Cooking in India.

Every few blocks there is a fruit and vegetable man. Sometimes he pushes a cart, brightly colored with bicycle type tires. Or he might have a stall, also brightly colored, but with a roof providing shade. The fruits and vegetables this time of year are plentiful. Papayas, pineapples, watermelons and lemony bananas are my daily favorites in the fruit category. The locals are eating tons of grapes, which are just in. Green oranges can still be had but are not as sweet as they are December and January. 

Each day I walk to the stand. It is not more than 5 minutes away at the top of the hill on the main road, three stalls to the right. Go past the stationer and the sweets man, and then you will see the veggie man. There is often a small woman squatting out in front, she wears a cotton sari and works with a hand broom. She picks through the baskets removing anything unsightly and also sweeps the floor. The standing area is just about 4’ x 4’ but the road is dusty, so there is plenty for her to do. The back of the stall is reserved for fruits, pumpkins, and ginger. The ceiling is covered with several varieties of hanging bananas. The front of the store is filled with baskets of vegetables: tomatoes, squash, peppers, long green beans, onions, cauliflower, and potatoes.

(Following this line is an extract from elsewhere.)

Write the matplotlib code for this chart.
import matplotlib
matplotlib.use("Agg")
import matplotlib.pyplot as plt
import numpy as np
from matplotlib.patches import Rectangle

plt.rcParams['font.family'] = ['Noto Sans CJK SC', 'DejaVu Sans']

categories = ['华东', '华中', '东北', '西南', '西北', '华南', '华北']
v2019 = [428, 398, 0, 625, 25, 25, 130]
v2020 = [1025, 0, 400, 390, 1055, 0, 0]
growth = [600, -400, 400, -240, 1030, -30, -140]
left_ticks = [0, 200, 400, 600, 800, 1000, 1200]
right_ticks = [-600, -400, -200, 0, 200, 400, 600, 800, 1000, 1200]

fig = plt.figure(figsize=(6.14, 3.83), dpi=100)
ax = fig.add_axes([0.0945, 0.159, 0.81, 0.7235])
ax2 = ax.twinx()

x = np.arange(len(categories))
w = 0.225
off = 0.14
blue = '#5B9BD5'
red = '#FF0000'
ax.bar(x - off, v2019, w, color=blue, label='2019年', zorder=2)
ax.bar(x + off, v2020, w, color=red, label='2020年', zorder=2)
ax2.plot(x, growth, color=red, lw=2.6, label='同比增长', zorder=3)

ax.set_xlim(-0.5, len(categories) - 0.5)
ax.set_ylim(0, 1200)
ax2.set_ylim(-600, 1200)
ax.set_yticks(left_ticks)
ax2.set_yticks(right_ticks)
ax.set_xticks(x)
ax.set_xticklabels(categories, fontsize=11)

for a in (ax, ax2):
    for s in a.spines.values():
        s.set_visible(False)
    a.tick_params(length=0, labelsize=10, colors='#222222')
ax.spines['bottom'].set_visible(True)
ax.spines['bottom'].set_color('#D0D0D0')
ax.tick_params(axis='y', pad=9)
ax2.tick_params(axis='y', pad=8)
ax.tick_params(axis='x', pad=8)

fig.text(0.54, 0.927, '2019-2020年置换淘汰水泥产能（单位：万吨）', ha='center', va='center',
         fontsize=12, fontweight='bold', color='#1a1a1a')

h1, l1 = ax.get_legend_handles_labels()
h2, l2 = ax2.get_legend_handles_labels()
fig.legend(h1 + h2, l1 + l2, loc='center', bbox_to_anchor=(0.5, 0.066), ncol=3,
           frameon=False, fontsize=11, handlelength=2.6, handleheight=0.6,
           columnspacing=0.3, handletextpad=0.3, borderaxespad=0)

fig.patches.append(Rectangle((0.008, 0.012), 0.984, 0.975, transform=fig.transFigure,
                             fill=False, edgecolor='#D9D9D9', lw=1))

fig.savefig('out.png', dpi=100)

At home Chris does not really like eggplant and I think I was born with eggplant on my mind so I buy it almost every day. I have tried all the varieties but my favorite is the small longish ones in green or purple. I choose whichever looks best. They can be as small as my thumb or as long as my forearm but they are firm and delightful in flavor. I buy five at a time, enough for a meal and a bowl of leftovers.

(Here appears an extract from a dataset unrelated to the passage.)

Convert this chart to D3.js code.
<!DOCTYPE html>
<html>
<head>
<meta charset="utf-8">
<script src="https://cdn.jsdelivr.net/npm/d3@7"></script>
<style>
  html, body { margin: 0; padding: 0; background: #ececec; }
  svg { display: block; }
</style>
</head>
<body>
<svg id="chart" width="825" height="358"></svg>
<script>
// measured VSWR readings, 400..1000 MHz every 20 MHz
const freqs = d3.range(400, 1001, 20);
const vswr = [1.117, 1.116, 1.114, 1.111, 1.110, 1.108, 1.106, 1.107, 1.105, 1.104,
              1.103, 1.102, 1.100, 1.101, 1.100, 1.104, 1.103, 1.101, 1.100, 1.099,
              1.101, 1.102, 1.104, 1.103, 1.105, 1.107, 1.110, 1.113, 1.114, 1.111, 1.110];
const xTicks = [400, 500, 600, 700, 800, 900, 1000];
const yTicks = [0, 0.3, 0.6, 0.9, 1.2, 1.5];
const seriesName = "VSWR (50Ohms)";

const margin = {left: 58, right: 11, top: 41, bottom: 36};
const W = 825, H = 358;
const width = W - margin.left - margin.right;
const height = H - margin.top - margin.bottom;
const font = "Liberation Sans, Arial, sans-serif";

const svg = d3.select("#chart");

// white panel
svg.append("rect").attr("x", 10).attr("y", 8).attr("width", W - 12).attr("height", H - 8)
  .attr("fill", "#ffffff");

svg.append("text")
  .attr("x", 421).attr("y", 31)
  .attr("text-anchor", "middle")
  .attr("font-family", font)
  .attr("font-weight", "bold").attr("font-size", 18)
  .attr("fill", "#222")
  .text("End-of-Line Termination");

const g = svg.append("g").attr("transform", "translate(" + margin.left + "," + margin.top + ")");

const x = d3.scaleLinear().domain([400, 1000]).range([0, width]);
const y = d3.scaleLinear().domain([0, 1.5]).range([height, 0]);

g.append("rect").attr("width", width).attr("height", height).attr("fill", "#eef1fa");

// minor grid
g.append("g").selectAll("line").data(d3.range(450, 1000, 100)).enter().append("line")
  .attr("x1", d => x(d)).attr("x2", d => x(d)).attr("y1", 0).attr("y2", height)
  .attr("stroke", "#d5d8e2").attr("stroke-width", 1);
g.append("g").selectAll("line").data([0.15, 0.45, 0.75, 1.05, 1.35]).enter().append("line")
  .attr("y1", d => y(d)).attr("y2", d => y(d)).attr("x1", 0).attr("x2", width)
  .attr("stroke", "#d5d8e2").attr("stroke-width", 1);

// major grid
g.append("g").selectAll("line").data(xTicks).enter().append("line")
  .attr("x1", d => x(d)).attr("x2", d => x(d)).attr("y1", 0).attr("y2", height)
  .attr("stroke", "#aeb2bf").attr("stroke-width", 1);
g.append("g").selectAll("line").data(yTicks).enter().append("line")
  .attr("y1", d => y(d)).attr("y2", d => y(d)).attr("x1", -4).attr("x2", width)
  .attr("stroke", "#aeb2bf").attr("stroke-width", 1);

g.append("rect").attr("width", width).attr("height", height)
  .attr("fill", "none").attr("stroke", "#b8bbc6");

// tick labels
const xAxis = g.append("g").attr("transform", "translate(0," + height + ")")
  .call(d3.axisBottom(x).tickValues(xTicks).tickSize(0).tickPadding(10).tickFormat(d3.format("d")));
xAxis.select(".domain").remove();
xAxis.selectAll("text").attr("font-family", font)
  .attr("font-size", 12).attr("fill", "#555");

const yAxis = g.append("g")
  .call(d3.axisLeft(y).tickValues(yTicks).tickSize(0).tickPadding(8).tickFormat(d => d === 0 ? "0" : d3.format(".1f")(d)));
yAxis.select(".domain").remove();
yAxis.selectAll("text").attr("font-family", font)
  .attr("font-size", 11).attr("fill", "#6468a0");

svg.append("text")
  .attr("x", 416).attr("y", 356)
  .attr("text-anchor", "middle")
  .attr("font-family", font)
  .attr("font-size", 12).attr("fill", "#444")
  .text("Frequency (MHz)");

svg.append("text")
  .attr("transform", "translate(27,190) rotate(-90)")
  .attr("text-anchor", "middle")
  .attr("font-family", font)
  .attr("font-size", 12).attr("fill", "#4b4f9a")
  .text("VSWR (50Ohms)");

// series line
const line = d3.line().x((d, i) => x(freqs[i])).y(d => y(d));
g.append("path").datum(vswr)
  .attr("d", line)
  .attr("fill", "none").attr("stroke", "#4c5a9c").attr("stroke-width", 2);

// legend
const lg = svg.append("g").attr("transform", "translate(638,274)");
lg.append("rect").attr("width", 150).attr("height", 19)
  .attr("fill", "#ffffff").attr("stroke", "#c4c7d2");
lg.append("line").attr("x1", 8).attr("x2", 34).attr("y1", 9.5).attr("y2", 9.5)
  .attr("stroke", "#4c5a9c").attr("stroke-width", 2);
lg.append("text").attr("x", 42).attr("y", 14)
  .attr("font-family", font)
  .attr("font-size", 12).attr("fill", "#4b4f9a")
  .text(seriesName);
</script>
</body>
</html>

Every night my recipe is the same. I start with some olive oil in a pan and as the oil gets hot I add a few pieces of peeled ginger. I brown the eggplant first, then add quartered tomatoes and sliced carrots. The carrots are more red than orange and the tomatoes are sweet and juicy. I smash the tomatoes a bit and add a tablespoon of sambar powder. The spices here a story unto themselves but sambar is coriander, chilies, fenugreek, turmeric, asafetida and channa dhal. It adds a spice and flavor that unifies the veggies, making curry. With the powder I add half a cup of water and simmer till the sauce thickens. I peel and slice a cucumber for coolness and serve my mix with lots of pickle. Oh the pickle, today I bought my fourth jar. Maybe I will tell you about that tomorrow.